------ MATERIAL ------
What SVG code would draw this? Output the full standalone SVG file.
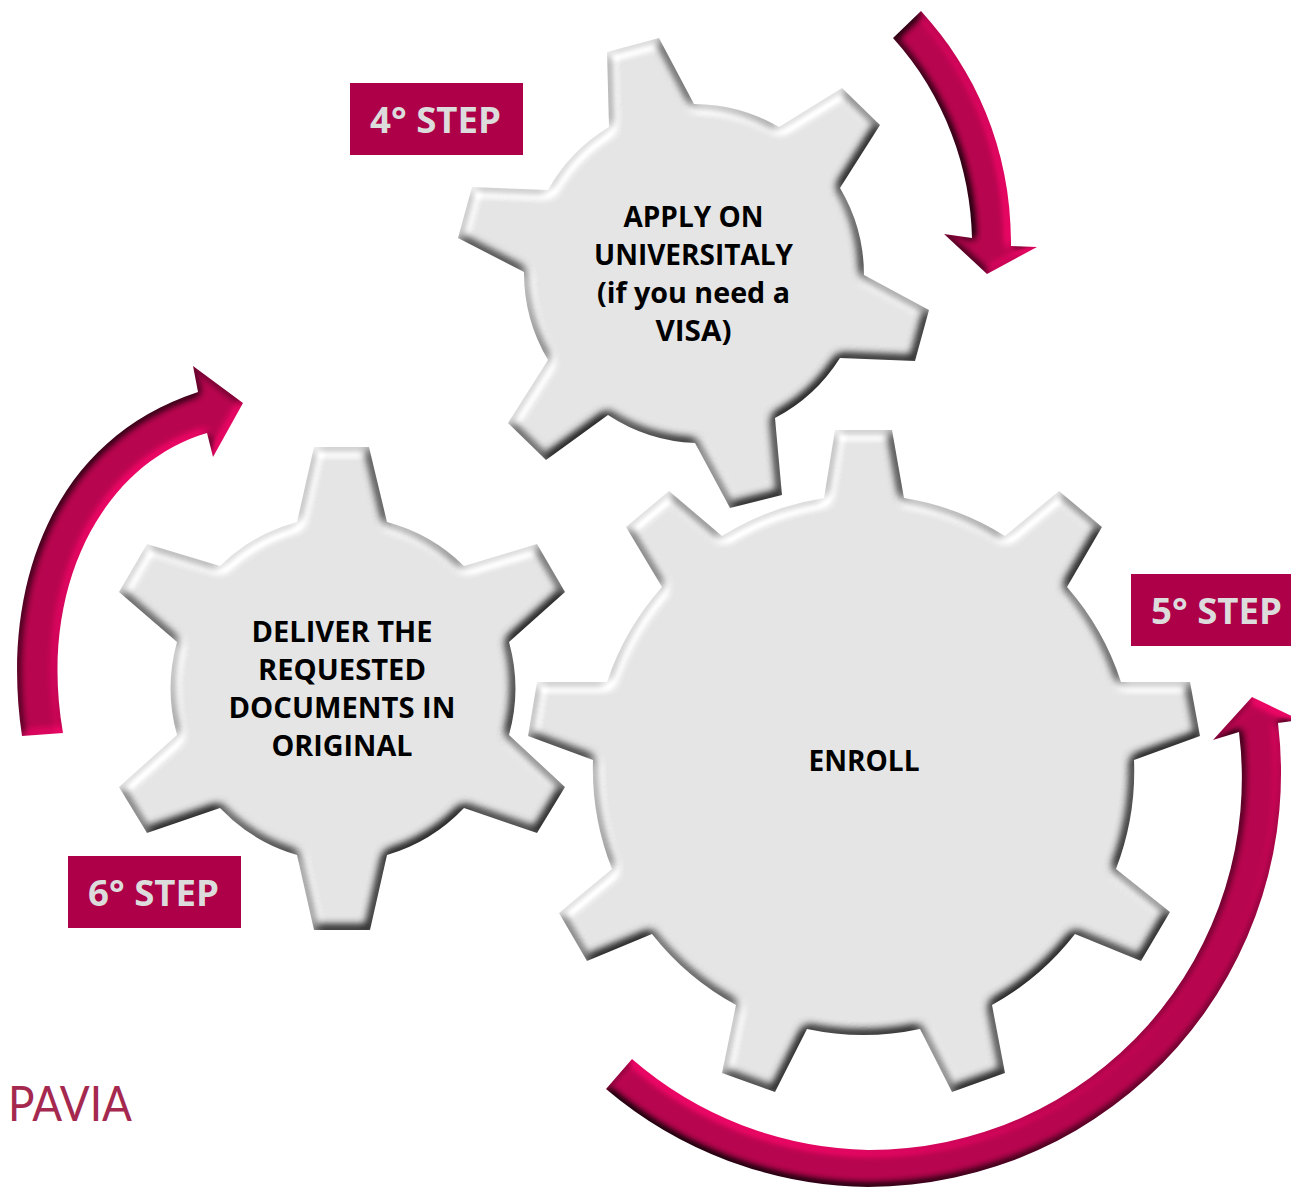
<svg xmlns="http://www.w3.org/2000/svg" width="1291" height="1188" viewBox="0 0 1291 1188">
<style>
.t{font-family:"Open Sans","Noto Sans","DejaVu Sans",sans-serif;font-weight:700;font-size:29px;fill:#000;text-anchor:middle}
.s{font-family:"Open Sans","Noto Sans","DejaVu Sans",sans-serif;font-weight:700;font-size:36px;fill:#dcdcdc;text-anchor:start}
.r{fill:#ae0048}
.g{filter:url(#bevel)}
</style>
<defs>
<filter id="bevel" filterUnits="userSpaceOnUse" x="0" y="0" width="1320" height="1200" color-interpolation-filters="sRGB">
<feGaussianBlur in="SourceAlpha" stdDeviation="5.5" result="h"/>
<feDiffuseLighting in="h" surfaceScale="9" diffuseConstant="1" lighting-color="#fff" result="l"><feDistantLight azimuth="235" elevation="64"/></feDiffuseLighting>
<feComposite in="l" in2="SourceAlpha" operator="in"/>
</filter>
<filter id="a4" filterUnits="userSpaceOnUse" x="0" y="0" width="1320" height="1200" color-interpolation-filters="sRGB">
<feGaussianBlur in="SourceAlpha" stdDeviation="4" result="h"/>
<feDiffuseLighting in="h" surfaceScale="5" diffuseConstant="1" lighting-color="#ea0664" result="l"><feDistantLight azimuth="15" elevation="52"/></feDiffuseLighting>
<feComposite in="l" in2="SourceAlpha" operator="in"/>
</filter>
<filter id="a5" filterUnits="userSpaceOnUse" x="0" y="0" width="1320" height="1200" color-interpolation-filters="sRGB">
<feGaussianBlur in="SourceAlpha" stdDeviation="4" result="h"/>
<feDiffuseLighting in="h" surfaceScale="5" diffuseConstant="1" lighting-color="#ea0664" result="l"><feDistantLight azimuth="300" elevation="52"/></feDiffuseLighting>
<feComposite in="l" in2="SourceAlpha" operator="in"/>
</filter>
<filter id="a6" filterUnits="userSpaceOnUse" x="0" y="0" width="1320" height="1200" color-interpolation-filters="sRGB">
<feGaussianBlur in="SourceAlpha" stdDeviation="4" result="h"/>
<feDiffuseLighting in="h" surfaceScale="4" diffuseConstant="1" lighting-color="#ea0664" result="l"><feDistantLight azimuth="50" elevation="52"/></feDiffuseLighting>
<feComposite in="l" in2="SourceAlpha" operator="in"/>
</filter>
</defs>
<rect width="1291" height="1188" fill="#fff"/>
<g id="connectors">
<path id="arrow-4" filter="url(#a4)" fill="#ea0664" d="M893,38 L921,11 C975,70 1012,150 1011,246 L1037,247 L987,274 L944,234 L972,238 C971,170 945,95 893,38 Z"/>
<path id="arrow-5" filter="url(#a5)" fill="#ea0664" d="M632,1059 A372,372 0 0 0 868,1150 A372,372 0 0 0 1239,732 L1213,740 L1252,697 L1300,720 L1278,723 A414,414 0 0 1 868,1187 A412,412 0 0 1 606,1089 Z"/>
<path id="arrow-6" filter="url(#a6)" fill="#ea0664" d="M22,736 C0,590 50,440 198,392 L193,366 L243,403 L213,457 L207,433 C100,465 38,590 63,733 Z"/>
</g>
<g id="node-apply">
<path class="g" fill="#e5e5e5" d="M607,52 L659,38 L694,104 A170,170 0 0 1 779,127 L842,88 L880,125 L840,188 A170,170 0 0 1 864,275 L929,310 L915,361 L840,358 A170,170 0 0 1 775,418 L782,495 L730,508 L695,443 A170,170 0 0 1 608,415 L546,460 L508,423 L548,360 A170,170 0 0 1 524,272 L458,238 L472,187 L548,190 A170,170 0 0 1 609,127 Z"/>
<text class="t" x="693.5" y="227" textLength="140" lengthAdjust="spacingAndGlyphs">APPLY ON</text>
<text class="t" x="693.5" y="265" textLength="199" lengthAdjust="spacingAndGlyphs">UNIVERSITALY</text>
<text class="t" x="693.5" y="303" textLength="193" lengthAdjust="spacingAndGlyphs">(if you need a</text>
<text class="t" x="693.5" y="341" textLength="76" lengthAdjust="spacingAndGlyphs">VISA)</text>
</g>
<g id="node-enroll">
<path class="g" fill="#e5e5e5" d="M835,430 L892,430 L904,498 A271,271 0 0 1 1005,536 L1059,491 L1102,527 L1067,587 A271,271 0 0 1 1121,682 L1190,682 L1200,736 L1134,760 A271,271 0 0 1 1116,869 L1170,912 L1141,961 L1075,934 A271,271 0 0 1 992,1005 L1005,1073 L952,1092 L920,1029 A271,271 0 0 1 807,1029 L775,1092 L722,1073 L736,1005 A271,271 0 0 1 652,934 L587,961 L559,913 L612,869 A271,271 0 0 1 593,760 L528,736 L537,682 L607,682 A271,271 0 0 1 662,587 L626,527 L669,491 L722,536 A271,271 0 0 1 824,498 Z"/>
<text class="t" x="864" y="770.5" textLength="111" lengthAdjust="spacingAndGlyphs">ENROLL</text>
</g>
<g id="node-deliver">
<path class="g" fill="#e5e5e5" d="M314,447 L369,447 L387,522 A173,173 0 0 1 464,566 L537,544 L565,592 L509,642 A173,173 0 0 1 509,735 L565,787 L537,833 L464,808 A173,173 0 0 1 387,855 L370,930 L314,930 L297,855 A173,173 0 0 1 220,808 L147,833 L119,787 L177,735 A173,173 0 0 1 177,642 L119,592 L147,544 L220,566 A173,173 0 0 1 297,522 Z"/>
<text class="t" x="342" y="642" textLength="181" lengthAdjust="spacingAndGlyphs">DELIVER THE</text>
<text class="t" x="342" y="680" textLength="168" lengthAdjust="spacingAndGlyphs">REQUESTED</text>
<text class="t" x="342" y="718" textLength="227" lengthAdjust="spacingAndGlyphs">DOCUMENTS IN</text>
<text class="t" x="342" y="756" textLength="141" lengthAdjust="spacingAndGlyphs">ORIGINAL</text>
</g>
<g id="label-4">
<rect class="r" x="350" y="83" width="173" height="72"/>
<text class="s" x="370" y="133" textLength="131" lengthAdjust="spacingAndGlyphs">4° STEP</text>
</g>
<g id="label-5">
<rect class="r" x="1131" y="574" width="160" height="72"/>
<text class="s" x="1151" y="624" textLength="131" lengthAdjust="spacingAndGlyphs">5° STEP</text>
</g>
<g id="label-6">
<rect class="r" x="68" y="856" width="173" height="72"/>
<text class="s" x="88" y="906" textLength="131" lengthAdjust="spacingAndGlyphs">6° STEP</text>
</g>
<text id="logo" x="8" y="1121" font-family="Lato,'Open Sans',sans-serif" font-weight="400" font-size="49" fill="#a5294f" textLength="124" lengthAdjust="spacingAndGlyphs">PAVIA</text>
</svg>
------
# WHAT THE EXERCISE ASKS:
Reproduce the full listing above verbatim, with no pictures included.

# TASK RESPONSE:
What SVG code would draw this? Output the full standalone SVG file.
<svg xmlns="http://www.w3.org/2000/svg" width="1291" height="1188" viewBox="0 0 1291 1188">
<style>
.t{font-family:"Open Sans","Noto Sans","DejaVu Sans",sans-serif;font-weight:700;font-size:29px;fill:#000;text-anchor:middle}
.s{font-family:"Open Sans","Noto Sans","DejaVu Sans",sans-serif;font-weight:700;font-size:36px;fill:#dcdcdc;text-anchor:start}
.r{fill:#ae0048}
.g{filter:url(#bevel)}
</style>
<defs>
<filter id="bevel" filterUnits="userSpaceOnUse" x="0" y="0" width="1320" height="1200" color-interpolation-filters="sRGB">
<feGaussianBlur in="SourceAlpha" stdDeviation="5.5" result="h"/>
<feDiffuseLighting in="h" surfaceScale="9" diffuseConstant="1" lighting-color="#fff" result="l"><feDistantLight azimuth="235" elevation="64"/></feDiffuseLighting>
<feComposite in="l" in2="SourceAlpha" operator="in"/>
</filter>
<filter id="a4" filterUnits="userSpaceOnUse" x="0" y="0" width="1320" height="1200" color-interpolation-filters="sRGB">
<feGaussianBlur in="SourceAlpha" stdDeviation="4" result="h"/>
<feDiffuseLighting in="h" surfaceScale="5" diffuseConstant="1" lighting-color="#ea0664" result="l"><feDistantLight azimuth="15" elevation="52"/></feDiffuseLighting>
<feComposite in="l" in2="SourceAlpha" operator="in"/>
</filter>
<filter id="a5" filterUnits="userSpaceOnUse" x="0" y="0" width="1320" height="1200" color-interpolation-filters="sRGB">
<feGaussianBlur in="SourceAlpha" stdDeviation="4" result="h"/>
<feDiffuseLighting in="h" surfaceScale="5" diffuseConstant="1" lighting-color="#ea0664" result="l"><feDistantLight azimuth="300" elevation="52"/></feDiffuseLighting>
<feComposite in="l" in2="SourceAlpha" operator="in"/>
</filter>
<filter id="a6" filterUnits="userSpaceOnUse" x="0" y="0" width="1320" height="1200" color-interpolation-filters="sRGB">
<feGaussianBlur in="SourceAlpha" stdDeviation="4" result="h"/>
<feDiffuseLighting in="h" surfaceScale="4" diffuseConstant="1" lighting-color="#ea0664" result="l"><feDistantLight azimuth="50" elevation="52"/></feDiffuseLighting>
<feComposite in="l" in2="SourceAlpha" operator="in"/>
</filter>
</defs>
<rect width="1291" height="1188" fill="#fff"/>
<g id="connectors">
<path id="arrow-4" filter="url(#a4)" fill="#ea0664" d="M893,38 L921,11 C975,70 1012,150 1011,246 L1037,247 L987,274 L944,234 L972,238 C971,170 945,95 893,38 Z"/>
<path id="arrow-5" filter="url(#a5)" fill="#ea0664" d="M632,1059 A372,372 0 0 0 868,1150 A372,372 0 0 0 1239,732 L1213,740 L1252,697 L1300,720 L1278,723 A414,414 0 0 1 868,1187 A412,412 0 0 1 606,1089 Z"/>
<path id="arrow-6" filter="url(#a6)" fill="#ea0664" d="M22,736 C0,590 50,440 198,392 L193,366 L243,403 L213,457 L207,433 C100,465 38,590 63,733 Z"/>
</g>
<g id="node-apply">
<path class="g" fill="#e5e5e5" d="M607,52 L659,38 L694,104 A170,170 0 0 1 779,127 L842,88 L880,125 L840,188 A170,170 0 0 1 864,275 L929,310 L915,361 L840,358 A170,170 0 0 1 775,418 L782,495 L730,508 L695,443 A170,170 0 0 1 608,415 L546,460 L508,423 L548,360 A170,170 0 0 1 524,272 L458,238 L472,187 L548,190 A170,170 0 0 1 609,127 Z"/>
<text class="t" x="693.5" y="227" textLength="140" lengthAdjust="spacingAndGlyphs">APPLY ON</text>
<text class="t" x="693.5" y="265" textLength="199" lengthAdjust="spacingAndGlyphs">UNIVERSITALY</text>
<text class="t" x="693.5" y="303" textLength="193" lengthAdjust="spacingAndGlyphs">(if you need a</text>
<text class="t" x="693.5" y="341" textLength="76" lengthAdjust="spacingAndGlyphs">VISA)</text>
</g>
<g id="node-enroll">
<path class="g" fill="#e5e5e5" d="M835,430 L892,430 L904,498 A271,271 0 0 1 1005,536 L1059,491 L1102,527 L1067,587 A271,271 0 0 1 1121,682 L1190,682 L1200,736 L1134,760 A271,271 0 0 1 1116,869 L1170,912 L1141,961 L1075,934 A271,271 0 0 1 992,1005 L1005,1073 L952,1092 L920,1029 A271,271 0 0 1 807,1029 L775,1092 L722,1073 L736,1005 A271,271 0 0 1 652,934 L587,961 L559,913 L612,869 A271,271 0 0 1 593,760 L528,736 L537,682 L607,682 A271,271 0 0 1 662,587 L626,527 L669,491 L722,536 A271,271 0 0 1 824,498 Z"/>
<text class="t" x="864" y="770.5" textLength="111" lengthAdjust="spacingAndGlyphs">ENROLL</text>
</g>
<g id="node-deliver">
<path class="g" fill="#e5e5e5" d="M314,447 L369,447 L387,522 A173,173 0 0 1 464,566 L537,544 L565,592 L509,642 A173,173 0 0 1 509,735 L565,787 L537,833 L464,808 A173,173 0 0 1 387,855 L370,930 L314,930 L297,855 A173,173 0 0 1 220,808 L147,833 L119,787 L177,735 A173,173 0 0 1 177,642 L119,592 L147,544 L220,566 A173,173 0 0 1 297,522 Z"/>
<text class="t" x="342" y="642" textLength="181" lengthAdjust="spacingAndGlyphs">DELIVER THE</text>
<text class="t" x="342" y="680" textLength="168" lengthAdjust="spacingAndGlyphs">REQUESTED</text>
<text class="t" x="342" y="718" textLength="227" lengthAdjust="spacingAndGlyphs">DOCUMENTS IN</text>
<text class="t" x="342" y="756" textLength="141" lengthAdjust="spacingAndGlyphs">ORIGINAL</text>
</g>
<g id="label-4">
<rect class="r" x="350" y="83" width="173" height="72"/>
<text class="s" x="370" y="133" textLength="131" lengthAdjust="spacingAndGlyphs">4° STEP</text>
</g>
<g id="label-5">
<rect class="r" x="1131" y="574" width="160" height="72"/>
<text class="s" x="1151" y="624" textLength="131" lengthAdjust="spacingAndGlyphs">5° STEP</text>
</g>
<g id="label-6">
<rect class="r" x="68" y="856" width="173" height="72"/>
<text class="s" x="88" y="906" textLength="131" lengthAdjust="spacingAndGlyphs">6° STEP</text>
</g>
<text id="logo" x="8" y="1121" font-family="Lato,'Open Sans',sans-serif" font-weight="400" font-size="49" fill="#a5294f" textLength="124" lengthAdjust="spacingAndGlyphs">PAVIA</text>
</svg>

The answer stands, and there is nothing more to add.